■ Prompt ■
Output all the data exactly. Pictures do not belong in the copy.

■ Data excerpt ■
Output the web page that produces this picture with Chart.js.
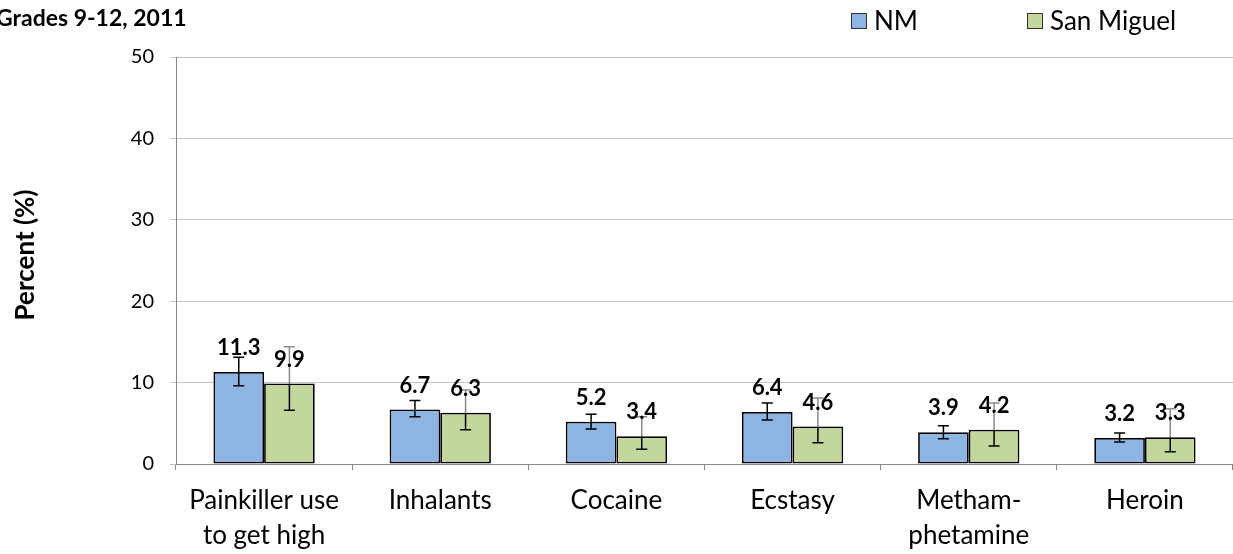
<!DOCTYPE html>
<html>
<head>
<meta charset="utf-8">
<script src="https://cdn.jsdelivr.net/npm/chart.js@4"></script>
<style>
  body { margin: 0; background: #fff; }
  #wrap { width: 1233px; height: 554px; position: relative; }
</style>
</head>
<body>
<div id="wrap"><canvas id="canvas"></canvas></div>
<script>
// data
const categories = [["Painkiller use", "to get high"], "Inhalants", "Cocaine", "Ecstasy", ["Metham-", "phetamine"], "Heroin"];
const nmValues = [11.3, 6.7, 5.2, 6.4, 3.9, 3.2];
const smValues = [9.9, 6.3, 3.4, 4.6, 4.2, 3.3];
const nmLow = [9.6, 5.8, 4.3, 5.4, 3.1, 2.7];
const nmHigh = [13.1, 7.8, 6.1, 7.5, 4.7, 3.8];
const smLow = [6.6, 4.2, 1.8, 2.6, 2.2, 1.5];
const smHigh = [14.4, 9.1, 5.8, 8.1, 7.5, 6.8];
const yTicks = [0, 10, 20, 30, 40, 50];

const blue = "#8EB4E3";
const green = "#C3D69B";

Chart.defaults.font.family = "Lato";
Chart.defaults.color = "#000";

// error bars, data labels, title and legend
const extras = {
  id: "extras",
  afterDatasetsDraw(chart) {
    const {ctx} = chart;
    const y = chart.scales.y;
    const ranges = [[nmLow, nmHigh], [smLow, smHigh]];
    ctx.save();
    chart.data.datasets.forEach((ds, i) => {
      const meta = chart.getDatasetMeta(i);
      meta.data.forEach((bar, j) => {
        const top = y.getPixelForValue(ranges[i][1][j]);
        const bot = y.getPixelForValue(ranges[i][0][j]);
        ctx.lineWidth = 1.5;
        // lower part + bottom cap
        ctx.strokeStyle = "#000";
        ctx.beginPath();
        ctx.moveTo(bar.x, bar.y);
        ctx.lineTo(bar.x, bot);
        ctx.moveTo(bar.x - 5.5, bot);
        ctx.lineTo(bar.x + 5.5, bot);
        ctx.stroke();
        // upper part (greyed where the label sits over it)
        ctx.strokeStyle = i == 1 ? "#8c8c8c" : "#000";
        ctx.beginPath();
        ctx.moveTo(bar.x, bar.y);
        ctx.lineTo(bar.x, top);
        ctx.moveTo(bar.x - 5.5, top);
        ctx.lineTo(bar.x + 5.5, top);
        ctx.stroke();
      });
    });
    // value labels
    ctx.fillStyle = "#000";
    ctx.font = "bold 22px Lato";
    ctx.textAlign = "center";
    ctx.textBaseline = "middle";
    chart.data.datasets.forEach((ds, i) => {
      chart.getDatasetMeta(i).data.forEach((bar, j) => {
        ctx.fillText(ds.data[j].toFixed(1), bar.x, bar.y - 24);
      });
    });
    ctx.restore();
  },
  afterDraw(chart) {
    const {ctx} = chart;
    ctx.save();
    ctx.fillStyle = "#000";
    ctx.font = "bold 23px Lato";
    ctx.textAlign = "left";
    ctx.textBaseline = "alphabetic";
    ctx.fillText("Grades 9-12, 2011", -4, 26);

    // y axis title
    ctx.save();
    ctx.translate(26, 255);
    ctx.rotate(-Math.PI / 2);
    ctx.textAlign = "center";
    ctx.textBaseline = "middle";
    ctx.font = "bold 26px Lato";
    ctx.fillText("Percent (%)", 0, 0);
    ctx.restore();

    // legend
    const items = [["NM", blue, 851], ["San Miguel", green, 1027]];
    ctx.font = "26px Lato";
    ctx.textBaseline = "middle";
    items.forEach(([label, col, x]) => {
      ctx.fillStyle = col;
      ctx.fillRect(x, 13, 16, 16);
      ctx.strokeStyle = "#333";
      ctx.lineWidth = 1;
      ctx.strokeRect(x + 0.5, 13.5, 15, 15);
      ctx.fillStyle = "#000";
      ctx.fillText(label, x + 23, 22);
    });
    ctx.restore();
  }
};

chart = new Chart(document.getElementById("canvas").getContext("2d"), {
  type: "bar",
  data: {
    labels: categories,
    datasets: [
      {
        label: "NM",
        data: nmValues,
        backgroundColor: blue,
        borderColor: "#000",
        borderWidth: 1.75,
        borderSkipped: false,
        barPercentage: 1,
        categoryPercentage: 0.575
      },
      {
        label: "San Miguel",
        data: smValues,
        backgroundColor: green,
        borderColor: "#000",
        borderWidth: 1.75,
        borderSkipped: false,
        barPercentage: 1,
        categoryPercentage: 0.575
      }
    ]
  },
  options: {
    responsive: true,
    maintainAspectRatio: false,
    animation: false,
    layout: {
      padding: { top: 57, right: 0, left: 0, bottom: 0 }
    },
    plugins: {
      legend: { display: false },
      tooltip: { enabled: false }
    },
    scales: {
      x: {
        offset: true,
        grid: {
          offset: true,
          drawOnChartArea: false,
          drawTicks: true,
          tickLength: 6,
          color: "#868686"
        },
        border: { color: "#868686", width: 1 },
        ticks: {
          font: { size: 26, lineHeight: 1.35 },
          padding: 13,
          maxRotation: 0,
          autoSkip: false
        },
        afterFit(scale) { scale.height = 90; }
      },
      y: {
        min: 0,
        max: 50,
        afterBuildTicks(scale) { scale.ticks = yTicks.map((v) => ({value: v})); },
        grid: {
          color: "#c4c4c4",
          tickLength: 6
        },
        border: { color: "#868686", width: 1 },
        ticks: {
          font: { size: 20 },
          padding: 16
        },
        afterFit(scale) { scale.width = 176; }
      }
    }
  },
  plugins: [extras]
});
</script>
</body>
</html>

■ Task solution ■
Output the web page that produces this picture with Chart.js.
<!DOCTYPE html>
<html>
<head>
<meta charset="utf-8">
<script src="https://cdn.jsdelivr.net/npm/chart.js@4"></script>
<style>
  body { margin: 0; background: #fff; }
  #wrap { width: 1233px; height: 554px; position: relative; }
</style>
</head>
<body>
<div id="wrap"><canvas id="canvas"></canvas></div>
<script>
// data
const categories = [["Painkiller use", "to get high"], "Inhalants", "Cocaine", "Ecstasy", ["Metham-", "phetamine"], "Heroin"];
const nmValues = [11.3, 6.7, 5.2, 6.4, 3.9, 3.2];
const smValues = [9.9, 6.3, 3.4, 4.6, 4.2, 3.3];
const nmLow = [9.6, 5.8, 4.3, 5.4, 3.1, 2.7];
const nmHigh = [13.1, 7.8, 6.1, 7.5, 4.7, 3.8];
const smLow = [6.6, 4.2, 1.8, 2.6, 2.2, 1.5];
const smHigh = [14.4, 9.1, 5.8, 8.1, 7.5, 6.8];
const yTicks = [0, 10, 20, 30, 40, 50];

const blue = "#8EB4E3";
const green = "#C3D69B";

Chart.defaults.font.family = "Lato";
Chart.defaults.color = "#000";

// error bars, data labels, title and legend
const extras = {
  id: "extras",
  afterDatasetsDraw(chart) {
    const {ctx} = chart;
    const y = chart.scales.y;
    const ranges = [[nmLow, nmHigh], [smLow, smHigh]];
    ctx.save();
    chart.data.datasets.forEach((ds, i) => {
      const meta = chart.getDatasetMeta(i);
      meta.data.forEach((bar, j) => {
        const top = y.getPixelForValue(ranges[i][1][j]);
        const bot = y.getPixelForValue(ranges[i][0][j]);
        ctx.lineWidth = 1.5;
        // lower part + bottom cap
        ctx.strokeStyle = "#000";
        ctx.beginPath();
        ctx.moveTo(bar.x, bar.y);
        ctx.lineTo(bar.x, bot);
        ctx.moveTo(bar.x - 5.5, bot);
        ctx.lineTo(bar.x + 5.5, bot);
        ctx.stroke();
        // upper part (greyed where the label sits over it)
        ctx.strokeStyle = i == 1 ? "#8c8c8c" : "#000";
        ctx.beginPath();
        ctx.moveTo(bar.x, bar.y);
        ctx.lineTo(bar.x, top);
        ctx.moveTo(bar.x - 5.5, top);
        ctx.lineTo(bar.x + 5.5, top);
        ctx.stroke();
      });
    });
    // value labels
    ctx.fillStyle = "#000";
    ctx.font = "bold 22px Lato";
    ctx.textAlign = "center";
    ctx.textBaseline = "middle";
    chart.data.datasets.forEach((ds, i) => {
      chart.getDatasetMeta(i).data.forEach((bar, j) => {
        ctx.fillText(ds.data[j].toFixed(1), bar.x, bar.y - 24);
      });
    });
    ctx.restore();
  },
  afterDraw(chart) {
    const {ctx} = chart;
    ctx.save();
    ctx.fillStyle = "#000";
    ctx.font = "bold 23px Lato";
    ctx.textAlign = "left";
    ctx.textBaseline = "alphabetic";
    ctx.fillText("Grades 9-12, 2011", -4, 26);

    // y axis title
    ctx.save();
    ctx.translate(26, 255);
    ctx.rotate(-Math.PI / 2);
    ctx.textAlign = "center";
    ctx.textBaseline = "middle";
    ctx.font = "bold 26px Lato";
    ctx.fillText("Percent (%)", 0, 0);
    ctx.restore();

    // legend
    const items = [["NM", blue, 851], ["San Miguel", green, 1027]];
    ctx.font = "26px Lato";
    ctx.textBaseline = "middle";
    items.forEach(([label, col, x]) => {
      ctx.fillStyle = col;
      ctx.fillRect(x, 13, 16, 16);
      ctx.strokeStyle = "#333";
      ctx.lineWidth = 1;
      ctx.strokeRect(x + 0.5, 13.5, 15, 15);
      ctx.fillStyle = "#000";
      ctx.fillText(label, x + 23, 22);
    });
    ctx.restore();
  }
};

chart = new Chart(document.getElementById("canvas").getContext("2d"), {
  type: "bar",
  data: {
    labels: categories,
    datasets: [
      {
        label: "NM",
        data: nmValues,
        backgroundColor: blue,
        borderColor: "#000",
        borderWidth: 1.75,
        borderSkipped: false,
        barPercentage: 1,
        categoryPercentage: 0.575
      },
      {
        label: "San Miguel",
        data: smValues,
        backgroundColor: green,
        borderColor: "#000",
        borderWidth: 1.75,
        borderSkipped: false,
        barPercentage: 1,
        categoryPercentage: 0.575
      }
    ]
  },
  options: {
    responsive: true,
    maintainAspectRatio: false,
    animation: false,
    layout: {
      padding: { top: 57, right: 0, left: 0, bottom: 0 }
    },
    plugins: {
      legend: { display: false },
      tooltip: { enabled: false }
    },
    scales: {
      x: {
        offset: true,
        grid: {
          offset: true,
          drawOnChartArea: false,
          drawTicks: true,
          tickLength: 6,
          color: "#868686"
        },
        border: { color: "#868686", width: 1 },
        ticks: {
          font: { size: 26, lineHeight: 1.35 },
          padding: 13,
          maxRotation: 0,
          autoSkip: false
        },
        afterFit(scale) { scale.height = 90; }
      },
      y: {
        min: 0,
        max: 50,
        afterBuildTicks(scale) { scale.ticks = yTicks.map((v) => ({value: v})); },
        grid: {
          color: "#c4c4c4",
          tickLength: 6
        },
        border: { color: "#868686", width: 1 },
        ticks: {
          font: { size: 20 },
          padding: 16
        },
        afterFit(scale) { scale.width = 176; }
      }
    }
  },
  plugins: [extras]
});
</script>
</body>
</html>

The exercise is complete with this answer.